Upstairs, her bedroom. After a blistering affair with a younger man, the poet George Dillon, she asked Eugene to move out of their shared bedroom. As with all of her requests (to vacation with Dillon in Europe, to attempt a ménage a trois) he obliged. Still, their marriage remained unbreakable, perhaps because he allowed it to bend. Millay’s bedroom remains almost as she left it, despite the fact that her sister Norma lived in her house for decades after Millay’s death. Norma “lived around” Millay, the guide said. I thought the toiletries in the shoebox on the dressing table would have been Millay’s, but no – they were Norma’s, and Millay’s sat where she had left them.
Millay’s library was a room only she was allowed to enter. Here she kept a “five foot shelf” of her current reading. And a daybed for reading or drowsing. Three portraits of the poets she admired: Sappho, Shelly and Robinson Jeffers. And a sign that reads “silence” – a joke, since she was the only one there, both librarian and reader.
And then the tour came full circle, back to the top of the stairs. On these stairs she liked to perch and chat with arriving or departing guests. And on these stairs she made her final departure. Early on the morning of October 18, 1950, dizzy from a night of gin and white wine, she pitched forward, grabbed a spindle of the staircase, broke it, fell, and died. A caretaker found her the next day. The ninth spindle remains broken.
Later that day, back in the barn, climbing the stairs to my studio, I paused a moment. Did I feel a slight tug, a small threat to my balance? Or was it my own hesitation, thinking how easily one’s life could come crashing down, how your story would pass from your own possession, and how a biographer or a tour guide might shape it from there?
That night one of the other residents – a playwright with a diploma from the French Culinary Institute – and I made a tart with apples from Millay’s tree.
The apples were small and hard and each the size of a small plum. They were crisp and tart but sweet enough to enjoy – much like Millay, perhaps. While the playwright finely sliced them, making little armadillo humps in the crust, I read from a collection of Millay’s poems. They were a little rough to take all at once, and none had anything to do with apples or tarts (not in the culinary sense, anyway). But I had been working on an essay that explores hauntedness, and it was my last night at the Colony, and I still felt vaguely unsettled by the shrine-like quality of Steepletop, and Sonnet XLIII deeply impressed me:
What lips my lips have kissed, and where, and why,
I have forgotten, and what arms have lain
Under my head till morning; but the rain
Is full of ghosts tonight, that tap and sigh
Upon the glass and listen for reply …
Thus in winter stands the lonely tree,
Nor knows what birds have vanished one by one,
Yet knows its boughs more silent than before:
I cannot say what loves have come and gone,
I only know that summer sang in me
A little while, that in me sings no more.

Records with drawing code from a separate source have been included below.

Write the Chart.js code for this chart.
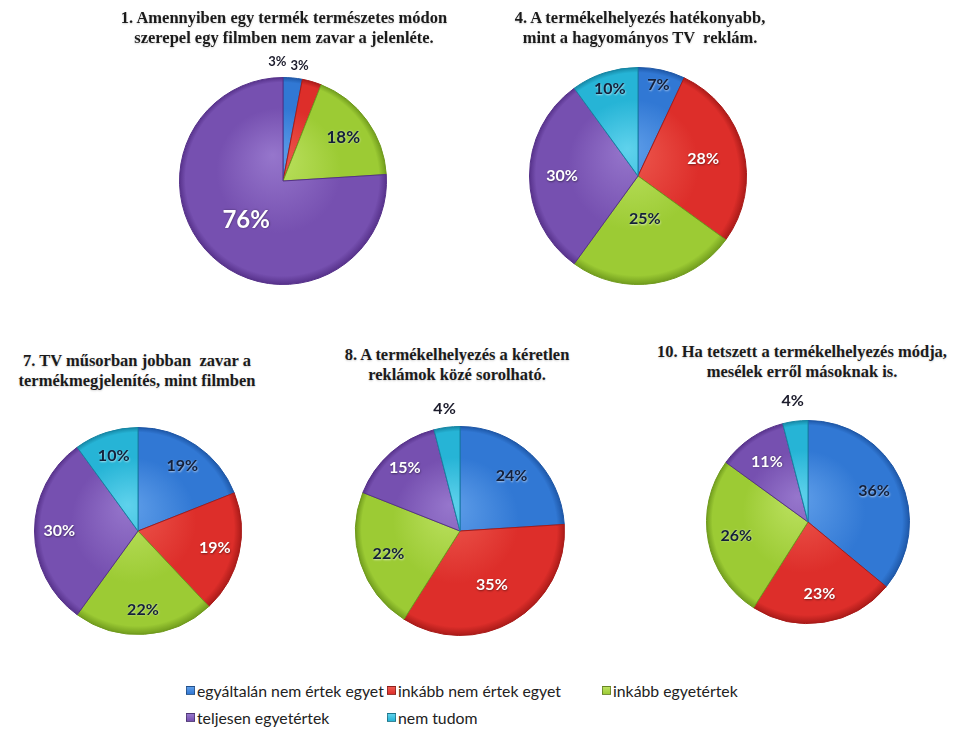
<!DOCTYPE html>
<html>
<head>
<meta charset="utf-8">
<script src="https://cdn.jsdelivr.net/npm/chart.js@4.4.1/dist/chart.umd.min.js"></script>
<style>
  html, body { margin: 0; padding: 0; background: #fff; }
  body { width: 963px; height: 740px; position: relative; overflow: hidden; }
  .title {
    position: absolute; width: 380px; text-align: center; white-space: pre;
    font-family: "Liberation Serif", "Times New Roman", serif; font-weight: bold;
    font-size: 16.5px; line-height: 20px; color: #1b1b1b;
    text-shadow: 0 1px 2px rgba(0,0,0,0.18);
  }
  canvas { position: absolute; }
  #legend {
    position: absolute; left: 186px; top: 680px;
    display: grid; grid-template-columns: 201px 215px auto; row-gap: 7px;
    font-family: Lato, "Open Sans", sans-serif; font-size: 15.8px; color: #222;
  }
  .item { display: flex; align-items: center; height: 20px; white-space: nowrap; }
  .box { width: 7px; height: 7px; margin-right: 2px; border: 1px solid rgba(0,0,0,0.35); }
</style>
</head>
<body>

<div id="legend"></div>

<script>
// answer categories (same for every question)
const categories = ['egyáltalán nem értek egyet', 'inkább nem értek egyet', 'inkább egyetértek', 'teljesen egyetértek', 'nem tudom'];

// percentages per question, in the order of the categories
const q1 = [3, 3, 18, 76, 0];
const q4 = [7, 28, 25, 30, 10];
const q7 = [19, 19, 22, 30, 10];
const q8 = [24, 35, 22, 15, 4];
const q10 = [36, 23, 26, 11, 4];

const titles = {
  q1: ['1. Amennyiben egy termék természetes módon', 'szerepel egy filmben nem zavar a jelenléte.'],
  q4: ['4. A termékelhelyezés hatékonyabb,', 'mint a hagyományos TV  reklám.'],
  q7: ['7. TV műsorban jobban  zavar a', 'termékmegjelenítés, mint filmben'],
  q8: ['8. A termékelhelyezés a kéretlen', 'reklámok közé sorolható.'],
  q10: ['10. Ha tetszett a termékelhelyezés módja,', 'mesélek erről másoknak is.']
};

// slice colours: base, light, border
const baseColors = ['#3178d4', '#dd2e2a', '#9ccb34', '#7650b0', '#26b4d6'];
const lightColors = ['#5f9ee9', '#ee5a50', '#bde262', '#9676cc', '#5fd2ec'];
const edgeColors = ['#1d56a6', '#a81a18', '#6f9a1c', '#553089', '#1585a3'];
const labelColors = ['#14203a', '#ffffff', '#14203a', '#ffffff', '#14203a'];

// legend
const legend = document.getElementById('legend');
categories.forEach((c, i) => {
  const it = document.createElement('div');
  it.className = 'item';
  it.innerHTML = '<span class="box" style="background:linear-gradient(' + lightColors[i] + ',' + baseColors[i] + ')"></span>' + c;
  legend.appendChild(it);
});

// percentage labels drawn on the slices
const pctLabels = {
  id: 'pctLabels',
  afterDatasetsDraw(chart, args, opts) {
    const ctx = chart.ctx;
    const data = chart.data.datasets[0].data;
    chart.getDatasetMeta(0).data.forEach((arc, i) => {
      const v = data[i];
      if (!v) return;
      const p = arc.getProps(['x', 'y', 'startAngle', 'endAngle', 'outerRadius'], true);
      const mid = (p.startAngle + p.endAngle) / 2;
      const outside = v < 5;
      let f = outside ? opts.outFactor : opts.inFactor;
      if (opts.factors && opts.factors[i]) f = opts.factors[i];
      const r = p.outerRadius * f;
      let x = p.x + Math.cos(mid) * r;
      let y = p.y + Math.sin(mid) * r;
      let size = opts.size;
      if (outside) { x += opts.outShift; size = opts.outSize; }
      if (v >= 50) size = opts.bigSize;
      ctx.save();
      ctx.font = 'bold ' + size + 'px Lato, "Open Sans", sans-serif';
      ctx.textAlign = 'center';
      ctx.textBaseline = 'middle';
      const col = outside ? '#1c1c2c' : labelColors[i];
      ctx.shadowColor = col === '#ffffff' ? 'rgba(0,0,0,0.45)' : 'rgba(255,255,255,0.6)';
      ctx.shadowBlur = 2;
      ctx.shadowOffsetX = 0.5;
      ctx.shadowOffsetY = 0.5;
      ctx.fillStyle = col;
      ctx.fillText(v + '%', x, y);
      ctx.restore();
    });
  }
};

// glossy fill like the office pie style
function sliceFill(context) {
  const chart = context.chart;
  const i = context.dataIndex;
  const a = chart.chartArea;
  if (!a) return baseColors[i];
  const cx = (a.left + a.right) / 2, cy = (a.top + a.bottom) / 2;
  const r = Math.min(a.right - a.left, a.bottom - a.top) / 2;
  const g = chart.ctx.createRadialGradient(cx - r * 0.1, cy - r * 0.25, 0, cx, cy, r);
  g.addColorStop(0, lightColors[i]);
  g.addColorStop(0.6, baseColors[i]);
  g.addColorStop(0.93, baseColors[i]);
  g.addColorStop(1, edgeColors[i]);
  return g;
}

function makePie(values, title, cx, cy, r, titleY, titleX, lab) {
  const size = 270;
  const canvas = document.createElement('canvas');
  canvas.width = size;
  canvas.height = size;
  canvas.style.left = (cx - size / 2) + 'px';
  canvas.style.top = (cy - size / 2) + 'px';
  document.body.appendChild(canvas);

  const t = document.createElement('div');
  t.className = 'title';
  t.style.left = (titleX - 190) + 'px';
  t.style.top = titleY + 'px';
  t.textContent = title.join('\n');
  document.body.appendChild(t);

  new Chart(canvas.getContext('2d'), {
    type: 'pie',
    data: {
      labels: categories,
      datasets: [{
        data: values,
        backgroundColor: sliceFill,
        borderColor: edgeColors,
        borderWidth: 1
      }]
    },
    options: {
      responsive: false,
      animation: false,
      layout: { padding: size / 2 - r },
      plugins: {
        legend: { display: false },
        tooltip: { enabled: false },
        pctLabels: Object.assign({ inFactor: 0.72, outFactor: 1.13, outShift: 0, size: 16, outSize: 16, bigSize: 24 }, lab)
      }
    },
    plugins: [pctLabels]
  });
}

makePie(q1, titles.q1, 283, 181, 104, 8, 284, { outSize: 13, outShift: -17, outFactor: 1.16, size: 17, factors: [0, 0, 0, 0.52, 0] });
makePie(q4, titles.q4, 638, 176, 109, 8, 640, { factors: [0.86, 0.62, 0.4, 0.7, 0.84] });
makePie(q7, titles.q7, 138, 531, 104, 351, 137, { inFactor: 0.76 });
makePie(q8, titles.q8, 460, 531, 105, 345, 457, { outFactor: 1.18, factors: [0, 0.6, 0, 0.8, 0] });
makePie(q10, titles.q10, 808, 522, 102, 342, 802, { outFactor: 1.2 });
</script>
</body>
</html>
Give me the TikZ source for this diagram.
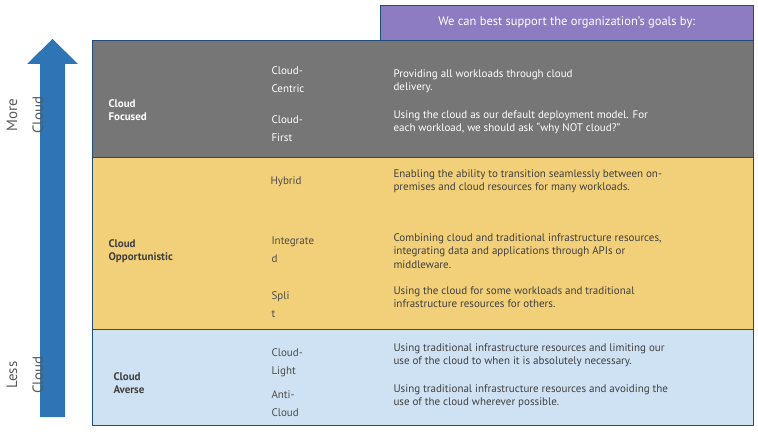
\documentclass[tikz,border=0pt]{standalone}
\usepackage{fontspec}
\setmainfont{PT Sans}
\definecolor{cgray}{RGB}{118,118,118}
\definecolor{cyel}{RGB}{242,208,122}
\definecolor{cblue}{RGB}{207,226,243}
\definecolor{cpur}{RGB}{142,124,195}
\definecolor{carr}{RGB}{46,117,182}
\definecolor{cbor}{RGB}{31,78,121}
\begin{document}
\begin{tikzpicture}[x=1pt,y=-1pt,
  cat/.style={anchor=west,font=\fontsize{11}{13}\selectfont\bfseries,align=left},
  sub/.style={anchor=west,font=\fontsize{11}{18}\selectfont,align=left,text=#1},
  desc/.style={anchor=west,font=\fontsize{11}{13.5}\selectfont,align=left,text=#1},
  band/.style={fill=#1,draw=none,minimum width=661,inner sep=0,anchor=north west}]
\useasboundingbox (0,0) rectangle (758,438);
\node[band=cgray, minimum height=117] (g) at (92,40) {};
\node[band=cyel, minimum height=172] (y) at (92,157) {};
\node[band=cblue, minimum height=96] (b) at (92,329) {};
\draw[cbor] (92,40) rectangle (753,425) (92,157) -- (753,157) (92,329) -- (753,329);
\node[fill=cpur,draw=cbor,minimum width=373,minimum height=35,inner sep=0,anchor=north west,text=white,font=\fontsize{12.5}{14}\selectfont] (hdr) at (380,5) {We can best support the organization’s goals by:};
\fill[carr] (40,417) -- (40,64) -- (27,64) -- (52.5,39) -- (78,64) -- (65,64) -- (65,417) -- cycle;
\node[rotate=90,font=\fontsize{15}{26}\selectfont,text=black!65,align=center] (mc) at (25,115) {More\\Cloud};
\node[rotate=90,font=\fontsize{15}{26}\selectfont,text=black!65,align=center] (lc) at (25,375) {Less\\Cloud};
\node[cat,text=white] (c1) at (105,110) {Cloud\\Focused};
\node[cat,text=black!75] (c2) at (105,251) {Cloud\\Opportunistic};
\node[cat,text=black!75] (c3) at (110,383) {Cloud\\Averse};
\node[sub=white] (s1) at (268,80) {Cloud-\\Centric};
\node[sub=white] (s2) at (268,129) {Cloud-\\First};
\node[sub=black!70] (s3) at (267,182) {Hybrid};
\node[sub=black!70] (s4) at (268,250) {Integrate\\d};
\node[sub=black!70] (s5) at (268,305) {Spli\\t};
\node[sub=black!70] (s6) at (268,363) {Cloud-\\Light};
\node[sub=black!70] (s7) at (268,404) {Anti-\\Cloud};
\node[desc=white] (d1) at (390,81) {Providing all workloads through cloud\\delivery.};
\node[desc=white] (d2) at (390,122) {Using the cloud as our default deployment model. For\\each workload, we should ask “why NOT cloud?”};
\node[desc=black!75] (d3) at (390,181) {Enabling the ability to transition seamlessly between on-\\premises and cloud resources for many workloads.};
\node[desc=black!75] (d4) at (390,251) {Combining cloud and traditional infrastructure resources,\\integrating data and applications through APIs or\\middleware.};
\node[desc=black!75] (d5) at (390,297) {Using the cloud for some workloads and traditional\\infrastructure resources for others.};
\node[desc=black!75] (d6) at (390,355) {Using traditional infrastructure resources and limiting our\\use of the cloud to when it is absolutely necessary.};
\node[desc=black!75] (d7) at (390,396) {Using traditional infrastructure resources and avoiding the\\use of the cloud wherever possible.};
\end{tikzpicture}
\end{document}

Outside the night had turned dark and still, the windows black reflections of our warm kitchen. The tart went into the oven and I went to bed.

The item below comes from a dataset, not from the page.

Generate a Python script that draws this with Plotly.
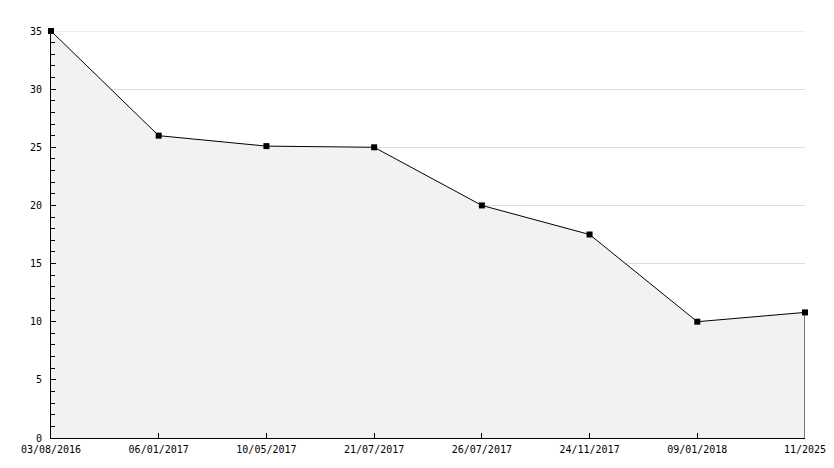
import plotly.graph_objects as go

dates = ["03/08/2016", "06/01/2017", "10/05/2017", "21/07/2017",
         "26/07/2017", "24/11/2017", "09/01/2018", "11/2025"]
values = [35, 26, 25.1, 25, 20, 17.5, 10, 10.8]
y_ticks = [0, 5, 10, 15, 20, 25, 30, 35]

fig = go.Figure()
fig.add_trace(go.Scatter(
    x=dates, y=values, mode="lines+markers",
    fill="tozeroy", fillcolor="#f2f2f2",
    line=dict(color="black", width=1),
    marker=dict(symbol="square", size=6, color="black"),
    hoverinfo="skip", showlegend=False, cliponaxis=False,
))
fig.add_shape(type="line", xref="x", yref="y",
              x0=dates[-1], x1=dates[-1], y0=0, y1=values[-1],
              line=dict(color="black", width=1))
fig.add_shape(type="line", xref="paper", yref="y", layer="below",
              x0=0, x1=1, y0=y_ticks[-1], y1=y_ticks[-1],
              line=dict(color="#dddddd", width=1))

font = dict(family="DejaVu Sans Mono", size=10, color="black")
fig.update_layout(
    width=834, height=468,
    margin=dict(l=43, r=37, t=23, b=38),
    plot_bgcolor="white", paper_bgcolor="white",
    font=font,
    xaxis=dict(type="category", range=[0, len(dates) - 1],
               showgrid=False, showline=True, linecolor="black", linewidth=1,
               ticks="inside", ticklen=5, tickcolor="black",
               ticklabelstandoff=2,
               tickfont=font, zeroline=False),
    yaxis=dict(range=[0, 35], tickvals=y_ticks,
               showgrid=True, gridcolor="#dddddd", gridwidth=1,
               showline=True, linecolor="black", linewidth=1,
               ticks="inside", ticklen=5, tickcolor="black",
               ticklabelstandoff=6,
               minor=dict(ticks="inside", ticklen=4, dtick=1,
                          tickcolor="black", showgrid=False),
               tickfont=font, zeroline=False),
)
fig.write_html("out.html")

In the morning I woke up early, before anyone else, and found the tart in the toaster oven, safe from the mice that had been nosing around the kitchen since the weather cooled. I ate a large slice of it with coffee. “I am eating your apples,” I said to no one. I wrote a little in my journal. I packed up the last few odds and ends from my room. I got in my car and rolled my windows down to the fall air.
It was time to leave, but I tried to soak it all in for one last moment – the barn, the goldenrod, the apple tree, the table atop Steepletop, the tiny boots in the entranceway, the narrow staircase, the vanishing birds and the song I could still hear. But it was all going, or gone, and without thinking too much more about it, I turned the key and drove home.